### [The problem]
Count how many lines hold the word "seaborn" and give that number as the whole answer.

— Start of Data provided —

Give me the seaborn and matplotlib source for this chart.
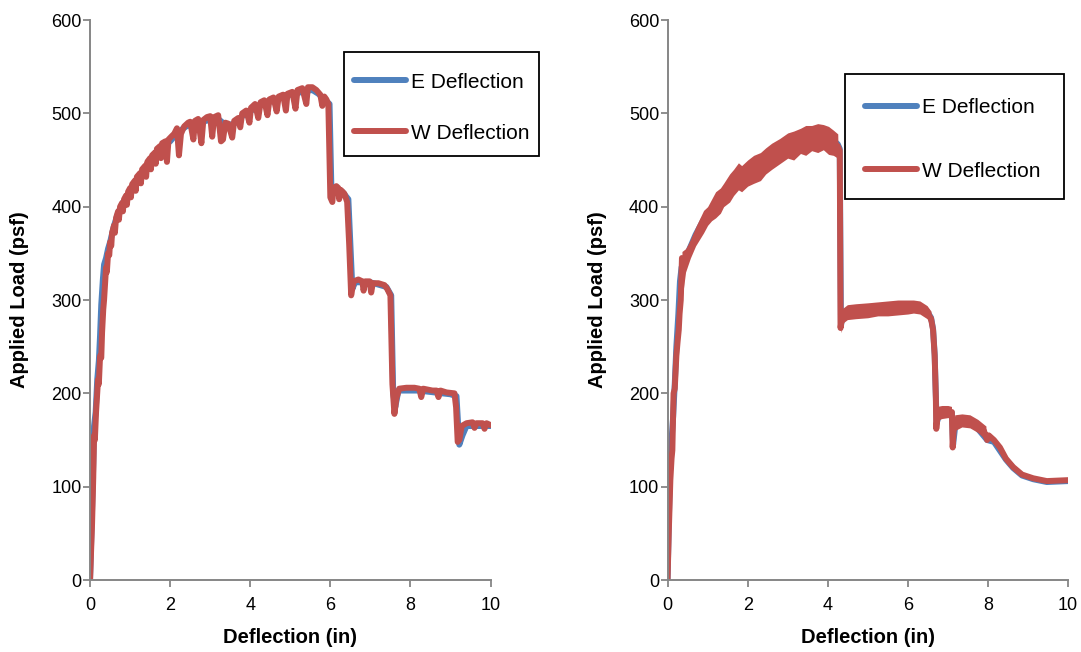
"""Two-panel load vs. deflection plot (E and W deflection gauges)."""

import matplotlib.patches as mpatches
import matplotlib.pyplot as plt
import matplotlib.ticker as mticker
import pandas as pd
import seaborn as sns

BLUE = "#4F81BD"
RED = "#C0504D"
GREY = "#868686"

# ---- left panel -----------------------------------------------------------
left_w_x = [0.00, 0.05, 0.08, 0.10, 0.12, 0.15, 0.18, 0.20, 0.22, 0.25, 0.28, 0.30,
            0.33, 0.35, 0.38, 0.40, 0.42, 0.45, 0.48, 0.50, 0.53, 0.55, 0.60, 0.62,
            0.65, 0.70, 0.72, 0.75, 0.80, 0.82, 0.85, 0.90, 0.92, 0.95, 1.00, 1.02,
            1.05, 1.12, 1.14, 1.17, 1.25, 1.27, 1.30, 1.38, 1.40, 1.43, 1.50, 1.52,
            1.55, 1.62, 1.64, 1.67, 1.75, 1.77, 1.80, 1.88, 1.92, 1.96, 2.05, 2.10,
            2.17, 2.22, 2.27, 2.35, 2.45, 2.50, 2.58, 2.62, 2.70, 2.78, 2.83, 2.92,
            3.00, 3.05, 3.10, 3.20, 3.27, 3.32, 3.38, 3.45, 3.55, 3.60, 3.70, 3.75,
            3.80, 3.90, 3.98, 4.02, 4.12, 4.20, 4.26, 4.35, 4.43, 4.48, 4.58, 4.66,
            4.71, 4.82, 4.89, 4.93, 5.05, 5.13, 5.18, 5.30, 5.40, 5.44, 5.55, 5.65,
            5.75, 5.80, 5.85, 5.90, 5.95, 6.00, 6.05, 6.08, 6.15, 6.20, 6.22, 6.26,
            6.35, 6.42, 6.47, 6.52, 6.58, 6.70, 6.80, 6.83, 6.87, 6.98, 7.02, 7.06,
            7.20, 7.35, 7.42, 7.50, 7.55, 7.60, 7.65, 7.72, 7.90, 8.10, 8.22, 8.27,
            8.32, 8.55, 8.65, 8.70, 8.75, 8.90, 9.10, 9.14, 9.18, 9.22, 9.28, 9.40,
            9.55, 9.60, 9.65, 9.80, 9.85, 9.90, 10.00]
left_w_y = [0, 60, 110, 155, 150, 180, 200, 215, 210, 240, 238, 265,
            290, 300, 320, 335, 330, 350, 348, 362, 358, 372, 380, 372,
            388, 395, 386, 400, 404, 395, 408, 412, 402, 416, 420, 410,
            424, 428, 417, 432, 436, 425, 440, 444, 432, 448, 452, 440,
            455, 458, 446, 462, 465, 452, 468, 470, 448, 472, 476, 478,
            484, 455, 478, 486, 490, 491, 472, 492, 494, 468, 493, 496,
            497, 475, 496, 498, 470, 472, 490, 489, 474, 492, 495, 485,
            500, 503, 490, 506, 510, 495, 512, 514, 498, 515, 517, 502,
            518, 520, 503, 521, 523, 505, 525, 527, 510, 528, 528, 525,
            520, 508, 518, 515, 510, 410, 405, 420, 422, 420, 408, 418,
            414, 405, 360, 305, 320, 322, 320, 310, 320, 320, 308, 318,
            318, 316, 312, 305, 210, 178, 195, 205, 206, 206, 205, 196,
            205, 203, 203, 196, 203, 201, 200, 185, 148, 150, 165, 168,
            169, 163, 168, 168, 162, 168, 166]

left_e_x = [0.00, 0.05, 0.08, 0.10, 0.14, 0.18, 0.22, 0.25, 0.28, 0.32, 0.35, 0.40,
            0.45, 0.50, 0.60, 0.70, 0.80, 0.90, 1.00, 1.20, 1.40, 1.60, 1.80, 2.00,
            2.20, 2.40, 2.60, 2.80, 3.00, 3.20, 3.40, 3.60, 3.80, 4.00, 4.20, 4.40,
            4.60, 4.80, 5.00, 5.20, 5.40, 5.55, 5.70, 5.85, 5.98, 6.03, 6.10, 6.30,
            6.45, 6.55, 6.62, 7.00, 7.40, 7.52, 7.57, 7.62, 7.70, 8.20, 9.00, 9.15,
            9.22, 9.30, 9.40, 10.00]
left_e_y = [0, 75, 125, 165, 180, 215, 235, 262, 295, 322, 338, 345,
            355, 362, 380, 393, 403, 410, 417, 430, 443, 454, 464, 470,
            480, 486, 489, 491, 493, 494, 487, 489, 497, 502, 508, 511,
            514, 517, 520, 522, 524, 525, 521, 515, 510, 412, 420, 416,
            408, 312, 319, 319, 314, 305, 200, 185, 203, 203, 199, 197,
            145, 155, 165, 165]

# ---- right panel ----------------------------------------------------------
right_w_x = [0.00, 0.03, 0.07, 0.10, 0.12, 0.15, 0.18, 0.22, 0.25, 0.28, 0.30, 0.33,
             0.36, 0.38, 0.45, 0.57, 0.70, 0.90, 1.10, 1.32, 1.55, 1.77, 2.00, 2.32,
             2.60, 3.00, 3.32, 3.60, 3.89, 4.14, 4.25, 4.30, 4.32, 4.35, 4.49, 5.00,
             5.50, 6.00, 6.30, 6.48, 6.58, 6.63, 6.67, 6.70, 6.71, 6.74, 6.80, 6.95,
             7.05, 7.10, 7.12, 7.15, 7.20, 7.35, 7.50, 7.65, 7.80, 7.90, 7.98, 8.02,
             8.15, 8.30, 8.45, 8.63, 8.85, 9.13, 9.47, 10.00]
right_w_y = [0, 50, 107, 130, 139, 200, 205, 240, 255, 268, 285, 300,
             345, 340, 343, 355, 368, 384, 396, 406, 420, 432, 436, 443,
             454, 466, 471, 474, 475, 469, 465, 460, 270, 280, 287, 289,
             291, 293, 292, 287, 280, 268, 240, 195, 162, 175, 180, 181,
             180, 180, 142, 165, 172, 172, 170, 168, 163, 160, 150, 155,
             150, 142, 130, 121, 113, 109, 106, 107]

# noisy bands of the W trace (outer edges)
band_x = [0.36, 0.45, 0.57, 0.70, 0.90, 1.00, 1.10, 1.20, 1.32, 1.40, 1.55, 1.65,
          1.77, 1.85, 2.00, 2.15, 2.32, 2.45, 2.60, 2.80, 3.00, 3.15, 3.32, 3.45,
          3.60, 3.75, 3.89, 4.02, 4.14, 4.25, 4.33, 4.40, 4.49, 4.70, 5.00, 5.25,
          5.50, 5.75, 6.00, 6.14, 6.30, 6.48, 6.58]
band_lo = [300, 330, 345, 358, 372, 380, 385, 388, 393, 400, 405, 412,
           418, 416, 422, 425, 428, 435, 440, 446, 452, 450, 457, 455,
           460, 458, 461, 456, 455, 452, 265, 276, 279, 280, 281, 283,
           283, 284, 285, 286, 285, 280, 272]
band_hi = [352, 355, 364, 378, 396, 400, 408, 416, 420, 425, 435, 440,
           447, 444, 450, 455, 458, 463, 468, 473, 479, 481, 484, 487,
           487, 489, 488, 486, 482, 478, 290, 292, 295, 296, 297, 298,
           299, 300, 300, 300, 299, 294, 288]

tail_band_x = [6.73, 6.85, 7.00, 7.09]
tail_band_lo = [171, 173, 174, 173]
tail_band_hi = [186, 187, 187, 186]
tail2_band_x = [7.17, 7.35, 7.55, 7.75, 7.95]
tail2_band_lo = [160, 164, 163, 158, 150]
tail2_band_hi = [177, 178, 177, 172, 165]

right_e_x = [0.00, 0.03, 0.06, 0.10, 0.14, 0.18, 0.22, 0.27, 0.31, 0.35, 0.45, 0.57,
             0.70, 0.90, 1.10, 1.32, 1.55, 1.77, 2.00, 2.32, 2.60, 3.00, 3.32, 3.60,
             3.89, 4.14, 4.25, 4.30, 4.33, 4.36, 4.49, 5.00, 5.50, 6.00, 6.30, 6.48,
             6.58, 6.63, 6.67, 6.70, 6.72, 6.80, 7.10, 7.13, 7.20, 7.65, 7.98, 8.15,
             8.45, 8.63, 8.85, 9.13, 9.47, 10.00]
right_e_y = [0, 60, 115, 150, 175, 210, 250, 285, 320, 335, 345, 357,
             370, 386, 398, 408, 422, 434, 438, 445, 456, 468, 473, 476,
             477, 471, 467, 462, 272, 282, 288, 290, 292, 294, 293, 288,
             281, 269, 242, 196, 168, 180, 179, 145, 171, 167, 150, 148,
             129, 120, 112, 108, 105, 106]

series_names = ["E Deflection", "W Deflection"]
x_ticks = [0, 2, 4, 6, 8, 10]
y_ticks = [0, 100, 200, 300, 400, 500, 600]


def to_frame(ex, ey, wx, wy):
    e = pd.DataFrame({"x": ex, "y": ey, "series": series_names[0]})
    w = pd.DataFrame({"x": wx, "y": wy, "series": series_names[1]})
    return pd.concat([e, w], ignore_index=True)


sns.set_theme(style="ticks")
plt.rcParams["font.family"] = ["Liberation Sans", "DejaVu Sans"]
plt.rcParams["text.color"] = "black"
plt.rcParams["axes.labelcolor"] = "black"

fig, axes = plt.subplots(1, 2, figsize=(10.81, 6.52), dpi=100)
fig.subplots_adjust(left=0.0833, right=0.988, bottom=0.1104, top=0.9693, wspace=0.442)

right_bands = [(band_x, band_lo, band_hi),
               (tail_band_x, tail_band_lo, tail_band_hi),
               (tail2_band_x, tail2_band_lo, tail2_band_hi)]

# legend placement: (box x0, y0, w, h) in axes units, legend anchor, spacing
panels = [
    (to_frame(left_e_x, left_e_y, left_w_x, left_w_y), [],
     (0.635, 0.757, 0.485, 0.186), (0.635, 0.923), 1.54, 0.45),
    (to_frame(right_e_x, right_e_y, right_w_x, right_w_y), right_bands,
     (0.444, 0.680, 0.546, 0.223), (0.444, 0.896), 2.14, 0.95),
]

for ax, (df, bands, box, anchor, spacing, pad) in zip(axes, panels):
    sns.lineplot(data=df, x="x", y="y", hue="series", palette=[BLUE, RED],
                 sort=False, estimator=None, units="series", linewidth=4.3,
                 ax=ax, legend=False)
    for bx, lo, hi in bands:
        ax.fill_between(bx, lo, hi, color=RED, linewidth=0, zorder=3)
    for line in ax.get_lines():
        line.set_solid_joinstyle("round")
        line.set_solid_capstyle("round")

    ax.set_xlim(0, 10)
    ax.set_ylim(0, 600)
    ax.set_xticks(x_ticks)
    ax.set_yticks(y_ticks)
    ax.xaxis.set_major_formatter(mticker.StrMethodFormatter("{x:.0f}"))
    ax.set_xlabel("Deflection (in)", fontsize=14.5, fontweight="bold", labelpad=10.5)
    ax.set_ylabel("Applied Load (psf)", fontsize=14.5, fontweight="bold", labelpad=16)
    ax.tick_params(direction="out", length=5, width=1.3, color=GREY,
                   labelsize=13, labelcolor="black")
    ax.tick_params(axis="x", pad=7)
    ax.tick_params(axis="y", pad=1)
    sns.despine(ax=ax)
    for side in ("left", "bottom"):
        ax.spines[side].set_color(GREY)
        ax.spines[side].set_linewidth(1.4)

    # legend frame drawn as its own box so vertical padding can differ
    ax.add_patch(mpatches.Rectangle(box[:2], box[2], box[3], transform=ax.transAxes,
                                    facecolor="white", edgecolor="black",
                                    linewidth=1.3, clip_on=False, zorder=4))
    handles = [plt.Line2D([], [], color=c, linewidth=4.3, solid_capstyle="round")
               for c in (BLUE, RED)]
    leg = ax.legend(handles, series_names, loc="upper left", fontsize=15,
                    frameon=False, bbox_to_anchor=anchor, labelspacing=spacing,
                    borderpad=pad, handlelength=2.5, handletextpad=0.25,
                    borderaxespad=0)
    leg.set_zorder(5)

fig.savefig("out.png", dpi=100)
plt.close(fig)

— End of Data provided —

### [Result of this exercise]
2